The latest sign the Celtics are for real — winning a shootout against the Los Angeles Clippers. Two good defensive teams decided to take the night off on that end, which was entertaining and fit the “last day of school before break” theme. Isaiah Thomas just shredded the Clippers perimeter defense on his way to 36 points and 11 assists (watching how quick he is on the dribble, he’s got to be the favorite at the All-Star Saturday skills challenge). Chris Paul countered with 35 points and 13 assists. It was an old-fashioned, 1980s-style barn burner that went to overtime when the Clippers didn’t score a field goal in the final 3:29 of regulation and the Celtics completed a comeback in a Thomas jumper. In OT, J.J. Redick started out hot, but the Celtics closed hotter and got the win. The one bit of bad news for Boston Kelly Olynyk suffered a shoulder subluxation, he will have the week off to let that rest. (We will now note that happened on the same night Kevin Love suffered a shoulder injury, too. His was just a stinger, and he will be back after the break.)

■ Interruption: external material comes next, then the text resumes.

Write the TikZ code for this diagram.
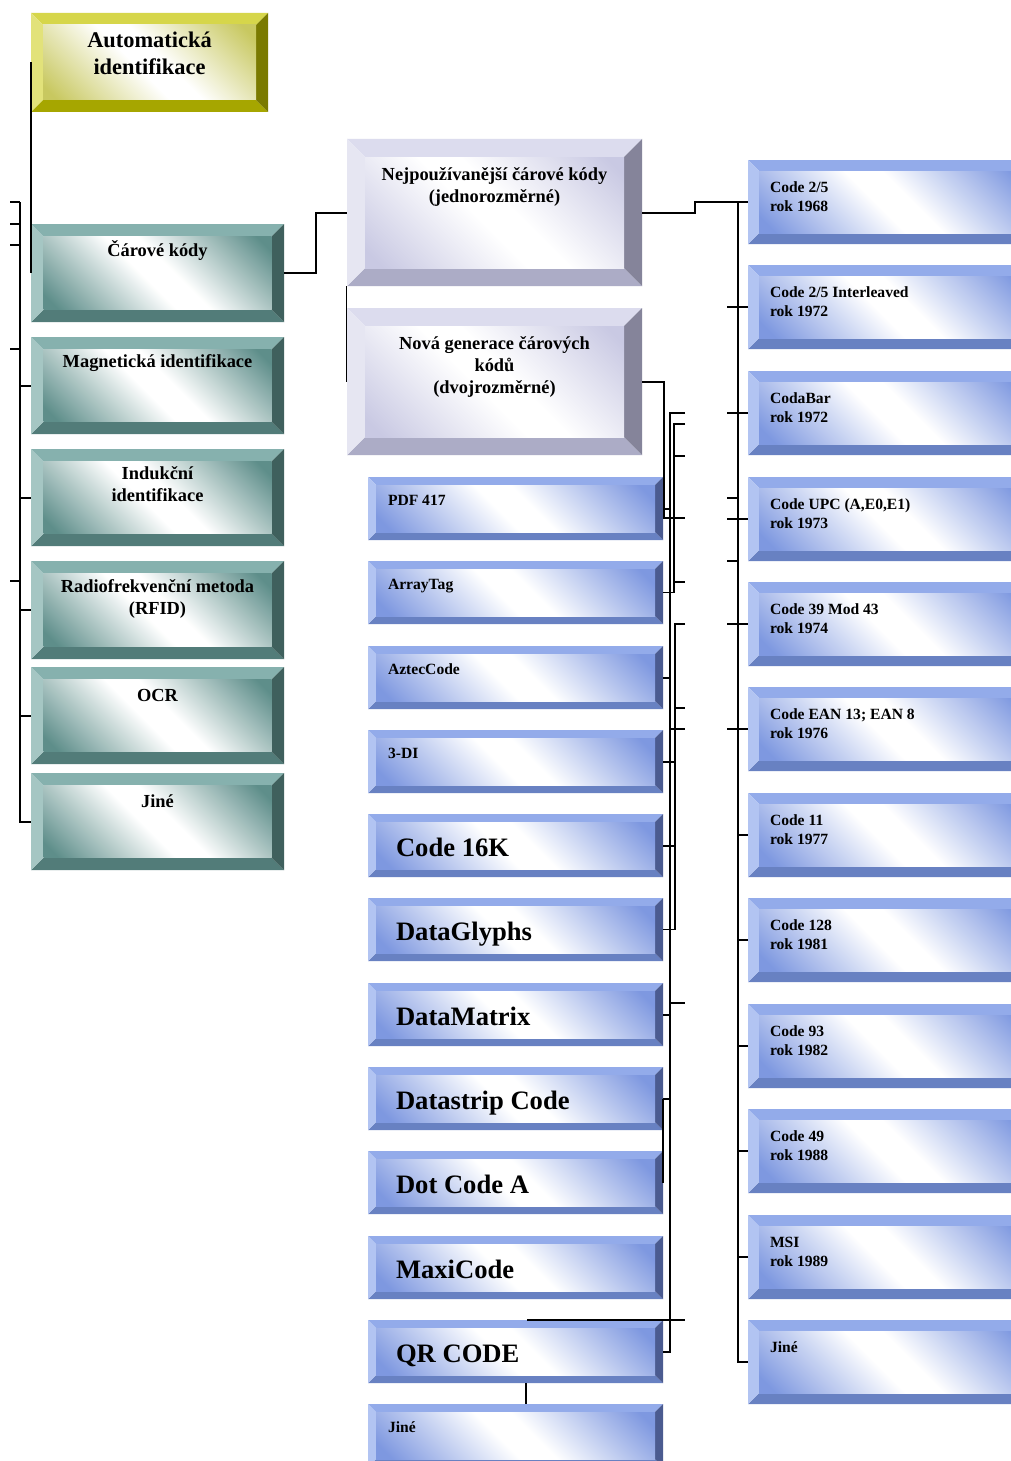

2) Kawhi Leonard drains game winner to give Spurs another win. A couple of seasons back, when the Spurs motion offense was clicking, with the game on the line they would have run a play, four guys would touch the ball, and they would get a clean look. But this is how much Gregg Popovich trusts Kawhi Leonard now: Tie game with 13.3 seconds remaining, and the play design is a 1-4 flat isolation for Leonard. That’s what you call for LeBron James or Kevin Durant. Popovich called it for Leonard. And he was rewarded with the win.



3) Chauncey Billups got his number retired in Detroit.
There is a 2004 championship banner hanging above the Detroit Pistons court in large part because for a stretch Billups was not only the ultimate leader but played as well as anyone in the league. Just ask Kobe Bryant and the Lakers. Wednesday night they honored Billups in the Motor City (well, in Auburn Hills) by retiring his number.

4) Portland beats Houston to take over final playoff spot in the Western Conference. If the playoffs started today, the Trail Blazers would be the eight seed in the West and the Rockets would be golfing. That’s because Portland beat Houston 116-103 to move to .500 and ahead of Houston in the standings by half a game. Houston had some success scoring in the first quarter thanks to some old school Dwight Howard in the post and James Harden on the drive. The problem is, when Portland adjusted and Houston’s offense sputtered, they had no defense to fall back on — Portland scored at will all night. Damian Lillard finished with 31 points, the Trail Blazers had an offensive rating on the night of 115.6, and the Rockets head into the break trying to answer the same questions they had back when Kevin McHale got fired. Houston thinks things can come together, and they can make another playoff run, but a playoff run would be based on defense and the Rockets don’t play four quarters on that end nightly.

5) Suns Markieff Morris, Aaron Goodwin scuffle on bench. After the game — a 112-104 loss to Golden State — Morris said this was no more than two guys as close as brothers having a disagreement. It’s just a little hard considering everything that has gone on in Phoenix this season — including Morris’ poor play and the towel throwing incident with now-fired coach Jeff Hornacek — to think this is not another window into the chemistry problem in the Suns locker room.